> _WHAT IS ASKED_: Starting at the line that contains "Emit a Python" and stopping at the line that contains "plt.rcParams['font.family'] = ['Liberation", return those lines exactly and nothing else. Both end lines count; pictures do not.

--------------------------------

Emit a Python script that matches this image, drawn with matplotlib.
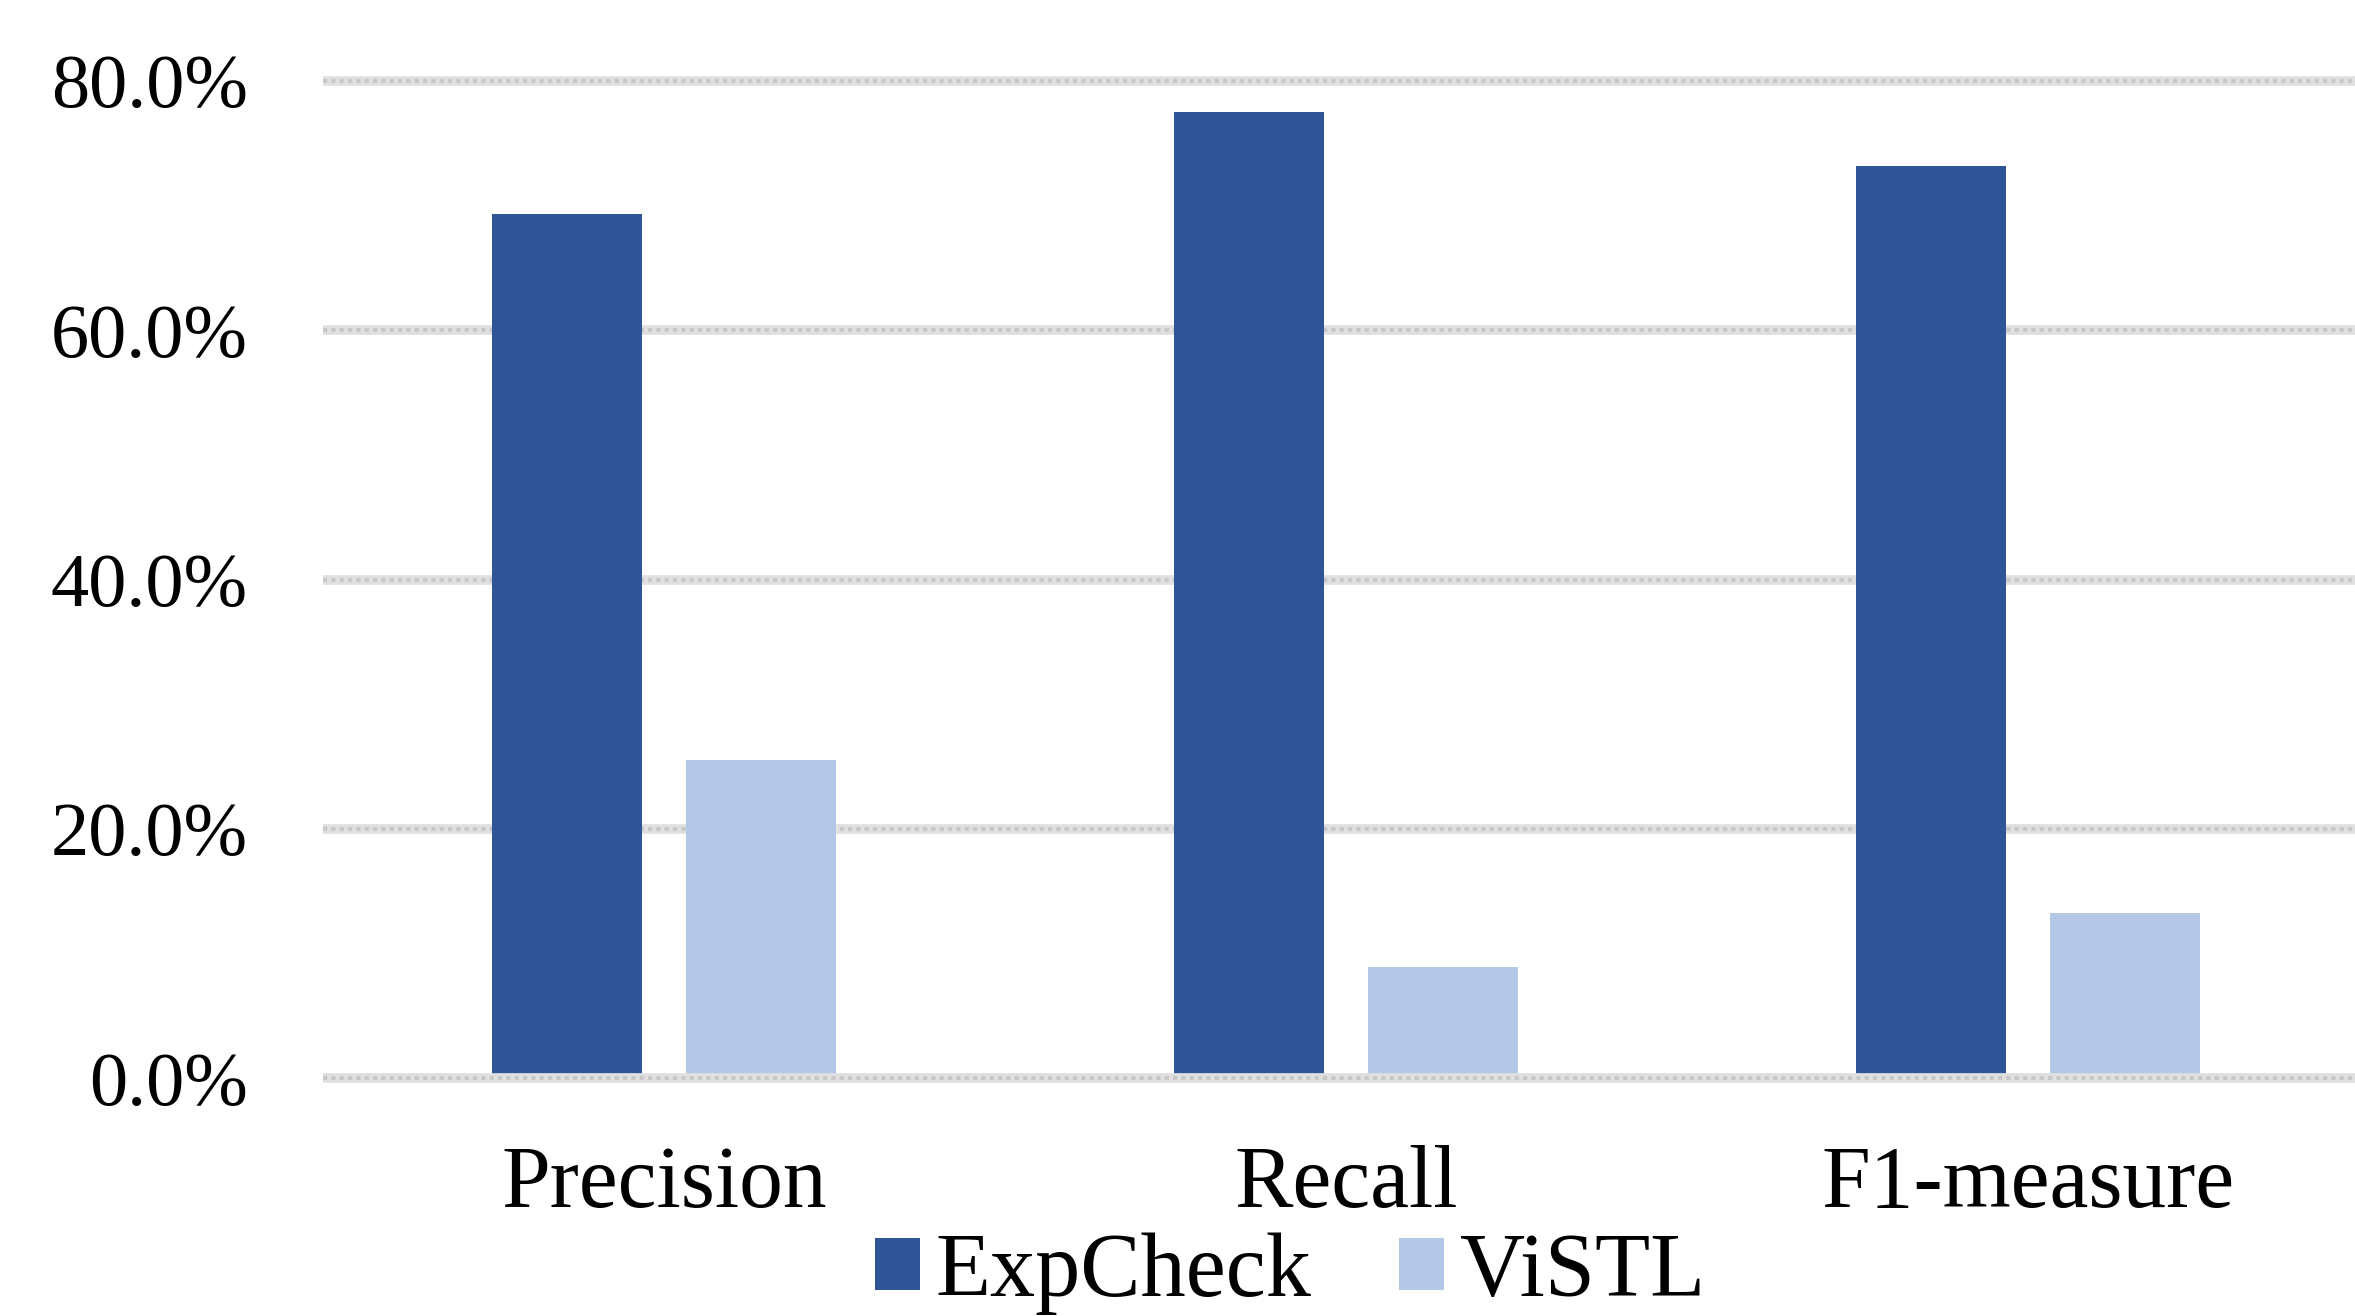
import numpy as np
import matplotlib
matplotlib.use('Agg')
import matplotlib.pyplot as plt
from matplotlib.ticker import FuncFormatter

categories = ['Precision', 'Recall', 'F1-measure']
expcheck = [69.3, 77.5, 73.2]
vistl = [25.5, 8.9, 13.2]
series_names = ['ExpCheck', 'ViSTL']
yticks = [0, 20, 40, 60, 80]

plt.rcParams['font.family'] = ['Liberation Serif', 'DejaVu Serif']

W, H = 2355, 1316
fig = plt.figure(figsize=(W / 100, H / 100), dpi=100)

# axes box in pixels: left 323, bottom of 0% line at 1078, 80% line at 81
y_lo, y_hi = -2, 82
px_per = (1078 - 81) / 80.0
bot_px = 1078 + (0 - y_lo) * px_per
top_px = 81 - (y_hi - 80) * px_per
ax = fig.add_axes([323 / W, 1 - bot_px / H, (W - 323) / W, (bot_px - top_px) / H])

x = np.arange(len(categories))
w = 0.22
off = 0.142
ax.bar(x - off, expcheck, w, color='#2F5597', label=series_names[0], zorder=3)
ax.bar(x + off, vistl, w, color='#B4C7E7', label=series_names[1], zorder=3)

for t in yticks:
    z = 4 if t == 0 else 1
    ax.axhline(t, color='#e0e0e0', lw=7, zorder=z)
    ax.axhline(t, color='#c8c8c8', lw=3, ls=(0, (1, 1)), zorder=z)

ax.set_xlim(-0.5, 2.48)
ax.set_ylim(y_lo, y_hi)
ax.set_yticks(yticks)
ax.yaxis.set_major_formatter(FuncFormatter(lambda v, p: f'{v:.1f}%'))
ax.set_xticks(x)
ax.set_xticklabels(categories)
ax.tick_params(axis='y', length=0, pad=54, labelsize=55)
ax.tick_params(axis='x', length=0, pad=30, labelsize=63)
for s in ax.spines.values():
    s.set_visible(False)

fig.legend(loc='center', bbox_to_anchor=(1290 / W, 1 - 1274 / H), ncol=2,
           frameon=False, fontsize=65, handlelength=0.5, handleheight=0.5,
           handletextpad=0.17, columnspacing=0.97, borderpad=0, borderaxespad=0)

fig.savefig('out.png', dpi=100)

--------------------------------

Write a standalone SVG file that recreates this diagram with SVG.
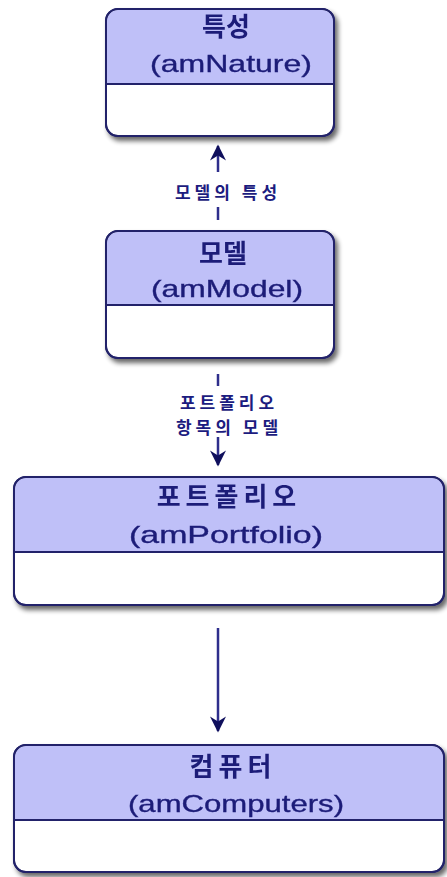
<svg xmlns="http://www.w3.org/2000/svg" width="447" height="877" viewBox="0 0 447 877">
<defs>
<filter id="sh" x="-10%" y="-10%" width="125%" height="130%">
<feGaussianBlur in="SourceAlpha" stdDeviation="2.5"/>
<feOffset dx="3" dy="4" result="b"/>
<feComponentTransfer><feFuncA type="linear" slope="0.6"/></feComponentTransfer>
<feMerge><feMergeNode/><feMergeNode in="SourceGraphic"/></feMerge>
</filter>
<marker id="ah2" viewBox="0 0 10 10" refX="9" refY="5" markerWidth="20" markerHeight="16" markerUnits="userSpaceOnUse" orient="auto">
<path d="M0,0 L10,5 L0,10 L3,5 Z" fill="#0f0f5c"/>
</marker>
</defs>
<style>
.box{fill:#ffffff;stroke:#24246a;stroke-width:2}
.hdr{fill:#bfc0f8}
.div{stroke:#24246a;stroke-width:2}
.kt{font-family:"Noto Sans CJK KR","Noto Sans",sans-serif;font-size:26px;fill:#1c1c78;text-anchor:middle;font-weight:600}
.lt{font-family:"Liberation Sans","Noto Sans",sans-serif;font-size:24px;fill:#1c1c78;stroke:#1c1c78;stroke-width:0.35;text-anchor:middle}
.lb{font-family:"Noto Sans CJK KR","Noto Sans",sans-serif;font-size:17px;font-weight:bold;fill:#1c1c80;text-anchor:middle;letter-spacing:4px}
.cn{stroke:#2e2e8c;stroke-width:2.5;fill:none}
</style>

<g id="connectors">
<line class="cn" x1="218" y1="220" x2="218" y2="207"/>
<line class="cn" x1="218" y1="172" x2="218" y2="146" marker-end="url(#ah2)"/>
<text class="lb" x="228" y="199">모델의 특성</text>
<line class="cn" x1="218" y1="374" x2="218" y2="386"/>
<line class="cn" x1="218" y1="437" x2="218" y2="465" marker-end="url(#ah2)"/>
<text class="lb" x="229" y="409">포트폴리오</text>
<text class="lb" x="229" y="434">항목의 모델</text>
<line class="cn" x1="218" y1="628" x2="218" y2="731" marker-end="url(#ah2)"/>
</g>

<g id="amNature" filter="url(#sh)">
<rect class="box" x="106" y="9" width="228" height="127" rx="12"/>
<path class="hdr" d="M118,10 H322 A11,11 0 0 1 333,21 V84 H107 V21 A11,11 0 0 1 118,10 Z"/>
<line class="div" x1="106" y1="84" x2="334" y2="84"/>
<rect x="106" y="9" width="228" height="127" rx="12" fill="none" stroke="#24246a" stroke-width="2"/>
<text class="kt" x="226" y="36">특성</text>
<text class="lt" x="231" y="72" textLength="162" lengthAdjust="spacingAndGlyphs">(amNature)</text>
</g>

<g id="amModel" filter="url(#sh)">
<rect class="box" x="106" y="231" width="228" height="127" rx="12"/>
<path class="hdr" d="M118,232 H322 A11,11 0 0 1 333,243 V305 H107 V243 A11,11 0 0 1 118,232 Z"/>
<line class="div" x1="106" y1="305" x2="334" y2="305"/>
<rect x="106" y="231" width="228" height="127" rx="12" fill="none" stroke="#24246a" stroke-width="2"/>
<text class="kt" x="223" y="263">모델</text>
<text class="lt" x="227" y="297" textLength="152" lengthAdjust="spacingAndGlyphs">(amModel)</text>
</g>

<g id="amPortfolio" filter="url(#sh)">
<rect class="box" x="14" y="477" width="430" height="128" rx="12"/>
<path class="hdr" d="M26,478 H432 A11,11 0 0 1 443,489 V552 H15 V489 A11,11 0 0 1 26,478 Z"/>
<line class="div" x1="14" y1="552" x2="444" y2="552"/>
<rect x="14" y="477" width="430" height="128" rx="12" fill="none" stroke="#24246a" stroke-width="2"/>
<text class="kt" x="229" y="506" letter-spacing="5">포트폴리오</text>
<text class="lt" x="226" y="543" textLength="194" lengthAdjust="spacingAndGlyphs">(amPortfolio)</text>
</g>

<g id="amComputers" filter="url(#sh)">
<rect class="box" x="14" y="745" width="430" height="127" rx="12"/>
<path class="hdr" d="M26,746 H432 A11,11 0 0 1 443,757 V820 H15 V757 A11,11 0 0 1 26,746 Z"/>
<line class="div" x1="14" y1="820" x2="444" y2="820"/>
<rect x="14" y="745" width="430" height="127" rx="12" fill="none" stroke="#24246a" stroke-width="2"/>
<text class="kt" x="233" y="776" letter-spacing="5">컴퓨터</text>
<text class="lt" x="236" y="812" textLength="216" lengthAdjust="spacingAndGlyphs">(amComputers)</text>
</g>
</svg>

--------------------------------

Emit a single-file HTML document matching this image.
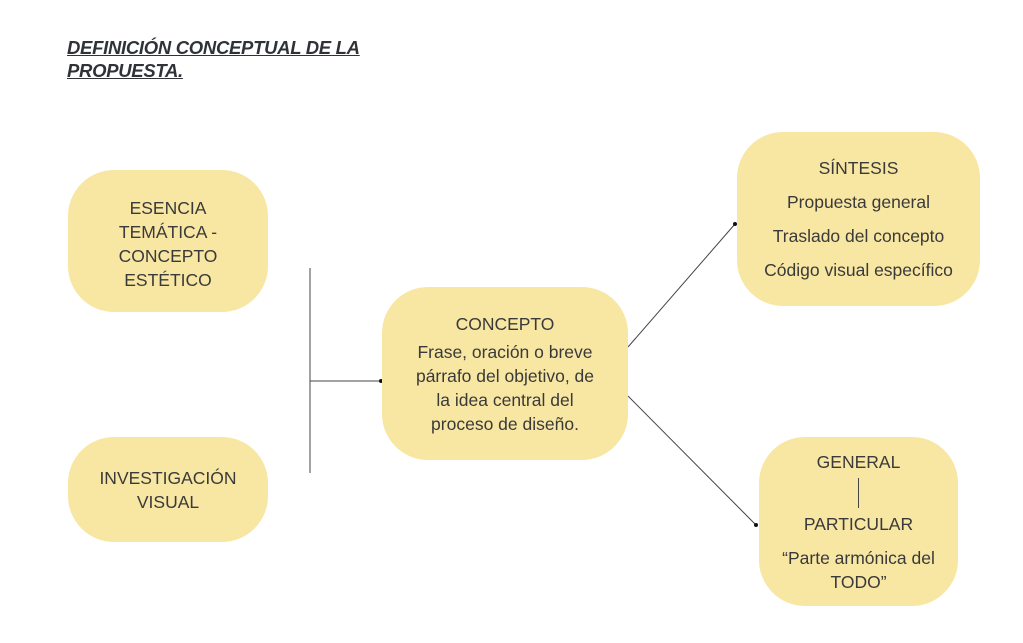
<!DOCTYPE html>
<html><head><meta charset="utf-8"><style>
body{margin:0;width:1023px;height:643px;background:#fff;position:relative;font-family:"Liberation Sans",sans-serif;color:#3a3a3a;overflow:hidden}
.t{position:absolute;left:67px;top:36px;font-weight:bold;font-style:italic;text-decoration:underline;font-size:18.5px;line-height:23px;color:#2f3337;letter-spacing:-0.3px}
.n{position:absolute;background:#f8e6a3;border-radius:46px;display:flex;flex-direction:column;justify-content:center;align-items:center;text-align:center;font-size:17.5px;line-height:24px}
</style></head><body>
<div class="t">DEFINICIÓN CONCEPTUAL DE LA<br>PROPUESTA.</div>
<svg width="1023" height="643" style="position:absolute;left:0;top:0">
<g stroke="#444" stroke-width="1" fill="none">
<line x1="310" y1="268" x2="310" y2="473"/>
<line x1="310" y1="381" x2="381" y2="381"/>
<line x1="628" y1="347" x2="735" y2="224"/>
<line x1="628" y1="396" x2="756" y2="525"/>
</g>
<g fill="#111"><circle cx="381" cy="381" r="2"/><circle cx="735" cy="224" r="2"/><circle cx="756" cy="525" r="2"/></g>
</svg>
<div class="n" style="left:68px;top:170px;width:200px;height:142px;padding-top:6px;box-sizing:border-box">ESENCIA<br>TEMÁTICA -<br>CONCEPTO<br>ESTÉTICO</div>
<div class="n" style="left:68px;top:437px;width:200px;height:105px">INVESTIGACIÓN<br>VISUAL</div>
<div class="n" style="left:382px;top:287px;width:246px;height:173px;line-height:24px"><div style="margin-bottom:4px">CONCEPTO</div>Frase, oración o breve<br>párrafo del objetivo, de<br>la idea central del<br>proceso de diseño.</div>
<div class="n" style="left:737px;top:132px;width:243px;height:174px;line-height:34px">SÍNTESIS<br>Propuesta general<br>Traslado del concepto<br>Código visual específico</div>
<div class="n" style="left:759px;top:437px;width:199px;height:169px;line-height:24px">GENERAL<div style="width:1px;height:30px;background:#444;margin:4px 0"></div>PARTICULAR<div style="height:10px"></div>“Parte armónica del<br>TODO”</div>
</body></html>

--------------------------------

> _RESPONSE TO THE TASK_:
Emit a Python script that matches this image, drawn with matplotlib.
import numpy as np
import matplotlib
matplotlib.use('Agg')
import matplotlib.pyplot as plt
from matplotlib.ticker import FuncFormatter

categories = ['Precision', 'Recall', 'F1-measure']
expcheck = [69.3, 77.5, 73.2]
vistl = [25.5, 8.9, 13.2]
series_names = ['ExpCheck', 'ViSTL']
yticks = [0, 20, 40, 60, 80]

plt.rcParams['font.family'] = ['Liberation Serif', 'DejaVu Serif']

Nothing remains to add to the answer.